Ministers rule out Palestinian state after Biden says Netanyahu could allow it

Smotrich says two-state solution would cause ‘next massacre’; Ben Gvir: ‘I do rule out a Palestinian state, always’

Far-right leaders Itamar Ben Gvir (2-R) and Bezalel Smotrich at the Knesset on December 29, 2022. (Yonatan Sindel/ Flash90/ File)
Far-right leaders Itamar Ben Gvir (2-R) and Bezalel Smotrich at the Knesset on December 29, 2022. (Yonatan Sindel/ Flash90/ File)

Ministers were up in arms on Saturday evening over a report that Prime Minister Benjamin Netanyahu had told US President Joe Biden he hadn’t ruled out the creation of a Palestinian state, claiming that such a move would endanger Israel’s security and bolster its enemies.

Netanyahu himself put out a rare Saturday statement after CNN reported that he had walked back previous comments that appeared to reject the idea of creating a Palestinian state.

“In his conversation last night with President Biden, Prime Minister Netanyahu repeated his consistent position for years, which he also expressed at a press conference the day before: after the elimination of Hamas, Israel must remain in full security control of the Gaza Strip to ensure that Gaza will no longer pose a threat to Israel — and this conflicts with demands for Palestinian sovereignty,” the Prime Minister’s Office said in a statement on Saturday afternoon.

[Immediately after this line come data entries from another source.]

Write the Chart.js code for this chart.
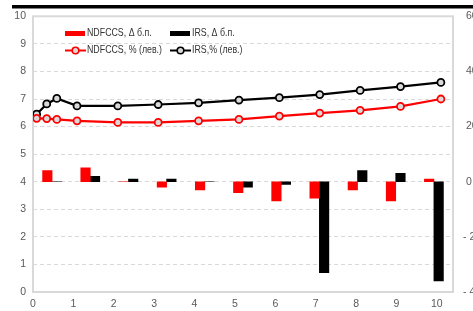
<!DOCTYPE html>
<html>
<head>
<meta charset="utf-8">
<script src="https://cdn.jsdelivr.net/npm/chart.js@4.4.0/dist/chart.umd.min.js"></script>
<style>
  html, body { margin: 0; padding: 0; background: #fff; overflow: hidden; }
  #wrap { width: 473px; height: 311px; }
</style>
</head>
<body>
<div id="wrap"><canvas id="chart" width="473" height="311"></canvas></div>
<script>
// tenors (years) for the yield curves
const tenors = [0.09, 0.34, 0.59, 1.09, 2.1, 3.1, 4.1, 5.1, 6.1, 7.1, 8.1, 9.1, 10.1];
const ndfccsRate = [6.30, 6.29, 6.26, 6.21, 6.15, 6.15, 6.21, 6.26, 6.38, 6.49, 6.59, 6.73, 7.00];
const irsRate = [6.45, 6.82, 7.02, 6.75, 6.75, 6.80, 6.86, 6.96, 7.05, 7.16, 7.31, 7.45, 7.60];

// changes in basis points (right axis)
const barCats = ['6M', '1Y', '2Y', '3Y', '4Y', '5Y', '6Y', '7Y', '8Y', '9Y', '10Y'];
const ndfccsChange = [4, 5, 0, -2, -3, -4, -7, -6, -3, -7, 1];
const irsChange = [0, 2, 1, 1, 0, -2, -1, -33, 4, 3, -36];

const leftTicks = [0, 1, 2, 3, 4, 5, 6, 7, 8, 9, 10];
const rightTicks = [-40, -20, 0, 20, 40, 60];

const RED = '#ff0000';
const BLACK = '#000000';
const GRID = '#d9d9d9';
const TEXT = '#595959';
const FONT = "'Liberation Sans', Arial, sans-serif";

function toPoints(xs, ys) {
    return xs.map((x, i) => ({ x: x, y: ys[i] }));
}

// frame around the plot and the black rule at the top
const framePlugin = {
    id: 'frame',
    beforeDraw(chart) {
        const ctx = chart.ctx;
        ctx.save();
        ctx.fillStyle = '#000';
        ctx.fillRect(12, 5, 461, 3.5);
        ctx.restore();
    },
    beforeDatasetsDraw(chart) {
        const { ctx, chartArea: a } = chart;
        ctx.save();
        ctx.strokeStyle = GRID;
        ctx.lineWidth = 2;
        ctx.strokeRect(a.left, a.top, a.right - a.left, a.bottom - a.top);
        ctx.restore();
    }
};

// legend drawn inside the plot, 2 x 2 (text squeezed a bit, the original font is narrow)
const legendPlugin = {
    id: 'innerLegend',
    afterDraw(chart) {
        const ctx = chart.ctx;
        const items = [
            { x: 65, y: 33.5, color: RED, kind: 'box', text: 'NDFCCS, \u0394 \u0431.\u043f.' },
            { x: 170, y: 33.5, color: BLACK, kind: 'box', text: 'IRS, \u0394 \u0431.\u043f.' },
            { x: 65, y: 50.5, color: RED, kind: 'line', text: 'NDFCCS, % (\u043b\u0435\u0432.)' },
            { x: 170, y: 50.5, color: BLACK, kind: 'line', text: 'IRS,% (\u043b\u0435\u0432.)' }
        ];
        ctx.save();
        ctx.font = '10.5px ' + FONT;
        ctx.textBaseline = 'middle';
        items.forEach(it => {
            if (it.kind === 'box') {
                ctx.fillStyle = it.color;
                ctx.fillRect(it.x, it.y - 2.5, 20, 5);
            } else {
                ctx.strokeStyle = it.color;
                ctx.lineWidth = 2;
                ctx.beginPath();
                ctx.moveTo(it.x, it.y);
                ctx.lineTo(it.x + 21, it.y);
                ctx.stroke();
                ctx.beginPath();
                ctx.arc(it.x + 10.5, it.y, 3.3, 0, Math.PI * 2);
                ctx.fillStyle = GRID;
                ctx.fill();
                ctx.lineWidth = 1.6;
                ctx.stroke();
            }
            ctx.fillStyle = '#333333';
            const w = ctx.measureText(it.text).width * 0.84;
            ctx.fillText(it.text, it.x + 22, it.y, w);
        });
        ctx.restore();
    }
};

const ctx = document.getElementById('chart').getContext('2d');
new Chart(ctx, {
    data: {
        labels: barCats,
        datasets: [
            {
                type: 'line',
                label: 'NDFCCS, % (лев.)',
                data: toPoints(tenors, ndfccsRate),
                xAxisID: 'x',
                yAxisID: 'y',
                borderColor: RED,
                borderWidth: 2.2,
                pointRadius: 3.5,
                pointBackgroundColor: GRID,
                pointBorderColor: RED,
                pointBorderWidth: 1.8,
                tension: 0,
                order: 0
            },
            {
                type: 'line',
                label: 'IRS,% (лев.)',
                data: toPoints(tenors, irsRate),
                xAxisID: 'x',
                yAxisID: 'y',
                borderColor: BLACK,
                borderWidth: 2.2,
                pointRadius: 3.5,
                pointBackgroundColor: GRID,
                pointBorderColor: BLACK,
                pointBorderWidth: 1.8,
                tension: 0,
                order: 0
            },
            {
                type: 'bar',
                label: 'NDFCCS, Δ б.п.',
                data: ndfccsChange,
                xAxisID: 'xb',
                yAxisID: 'y2',
                backgroundColor: RED,
                barThickness: 9.5,
                order: 1
            },
            {
                type: 'bar',
                label: 'IRS, Δ б.п.',
                data: irsChange,
                xAxisID: 'xb',
                yAxisID: 'y2',
                backgroundColor: BLACK,
                barThickness: 9.5,
                order: 1
            }
        ]
    },
    options: {
        responsive: false,
        animation: false,
        layout: { padding: { top: 15, left: 0, right: 0, bottom: 0 } },
        plugins: {
            legend: { display: false },
            tooltip: { enabled: false }
        },
        scales: {
            x: {
                type: 'linear',
                position: 'bottom',
                min: 0,
                max: 10.4,
                grid: { display: false, drawTicks: false },
                border: { display: false },
                ticks: {
                    stepSize: 1,
                    includeBounds: false,
                    padding: 6,
                    color: TEXT,
                    font: { family: FONT, size: 10.5 },
                    maxRotation: 0
                },
                afterFit(scale) { scale.height = 19; }
            },
            xb: {
                type: 'category',
                display: false,
                offset: true,
                grid: { display: false }
            },
            y: {
                type: 'linear',
                position: 'left',
                min: 0,
                max: 10,
                afterBuildTicks(scale) { scale.ticks = leftTicks.map(v => ({ value: v })); },
                grid: {
                    drawTicks: false,
                    color: c => (c.tick.value === 0 || c.tick.value === 10) ? 'rgba(0,0,0,0)' : GRID,
                    lineWidth: 1
                },
                border: { display: false, dash: [4, 3] },
                ticks: {
                    padding: 7,
                    color: TEXT,
                    font: { family: FONT, size: 10.5 }
                },
                afterFit(scale) { scale.width = 33; }
            },
            y2: {
                type: 'linear',
                position: 'right',
                min: -40,
                max: 60,
                afterBuildTicks(scale) { scale.ticks = rightTicks.map(v => ({ value: v })); },
                grid: { display: false, drawTicks: false },
                border: { display: false },
                ticks: {
                    padding: 10,
                    color: TEXT,
                    font: { family: FONT, size: 10.5 },
                    callback: v => v < 0 ? '- ' + Math.abs(v) : ' ' + v
                },
                afterFit(scale) { scale.width = 20; }
            }
        }
    },
    plugins: [framePlugin, legendPlugin]
});
</script>
</body>
</html>
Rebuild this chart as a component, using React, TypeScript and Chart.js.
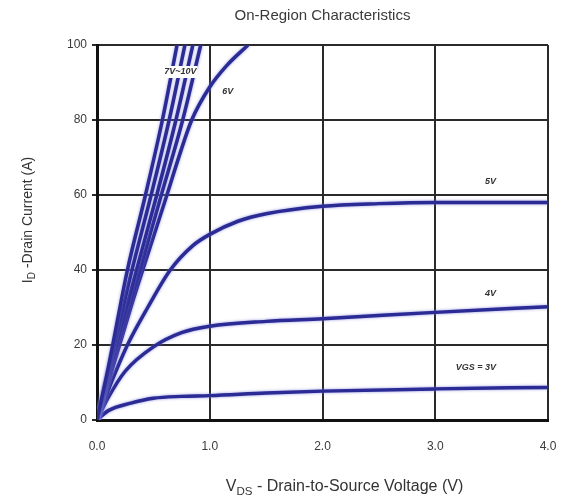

Despite the Netanyahu denial, Finance Minister Bezalel Smotrich took to X Saturday evening to assert that establishing a Palestinian state would bring on “the next massacre,” referring to Hamas’s October 7 rampage in southern Israel, which killed some 1,200 people and saw over 240 kidnapped to the Gaza Strip, mostly civilians.

The White House, Smotrich wrote, must “wise up on the concepts that led to [this] national disaster in Israel.”

National Security Minister Itamar Ben Gvir, like Smotrich a senior far-right member of Netanyahu’s cabinet, on Saturday night wrote on X: “I do rule out a Palestinian state, always.”

Culture and Sports Minister Miki Zohar of Netanyahu’s Likud party also chimed in, writing on X on Saturday night: “Our brothers’ and sisters’ blood was not spilled so that the Palestinians would be rewarded and we would risk our future in our land. I say clearly to everyone who is still stuck on October 6: We will never participate in the establishment of a Palestinian state. This is our commitment to the holy martyrs and fallen heroes.”

Energy Minister Eli Cohen said that establishing a Palestinian state would serve as a “reward for terrorism,” which would also “bolster Iran’s axis of evil.” “We will not give in to that!” he said Saturday evening.

The carefully worded PMO statement did not definitively rule out the possibility of a Palestinian state with less than full sovereignty — a possibility that Biden had mentioned in comments after a call with Netanyahu on Friday, during which he spoke of “types” of a two-state solution.

File – US President Joe Biden is greeted by Prime Minister Benjamin Netanyahu after arriving at Ben Gurion International Airport, October 18, 2023. (AP Photo/Evan Vucci)

The CNN report noted that Biden had found recent conversations among his administration’s officials on a potential demilitarized future Palestinian state to be “intriguing.”

Biden himself said late Friday that the creation of an independent state for Palestinians is not impossible even while Netanyahu is still in office, and that the two leaders had discussed the issue during their phone call earlier Friday.

There has been growing daylight between Jerusalem and Washington over the war in Gaza, which Israel launched in response to the Hamas-led onslaught on October 7.

Netanyahu has rejected Biden’s vision for a postwar Gaza, which would be reunited politically with the West Bank under the Palestinian Authority’s rule — after the PA undergoes reforms — as part of a broader diplomatic initiative aimed at an eventual two-state solution and an expanded Abraham Accords.

While Netanyahu has spoken out against establishing a Palestinian state, he has offered few details on his alternative vision for Gaza while blocking the cabinet from holding discussions on the matter, knowing that it risks collapsing his hardline coalition.

Netanyahu reportedly rejected a US proposal, presented by Secretary of State Antony Blinken when he visited earlier this month, that would have seen Saudi Arabia help with the reconstruction of Gaza along with several other Arab countries in addition to agreeing to normalize ties with Israel, on the condition that Jerusalem agree to take steps to create a pathway to an eventual Palestinian state.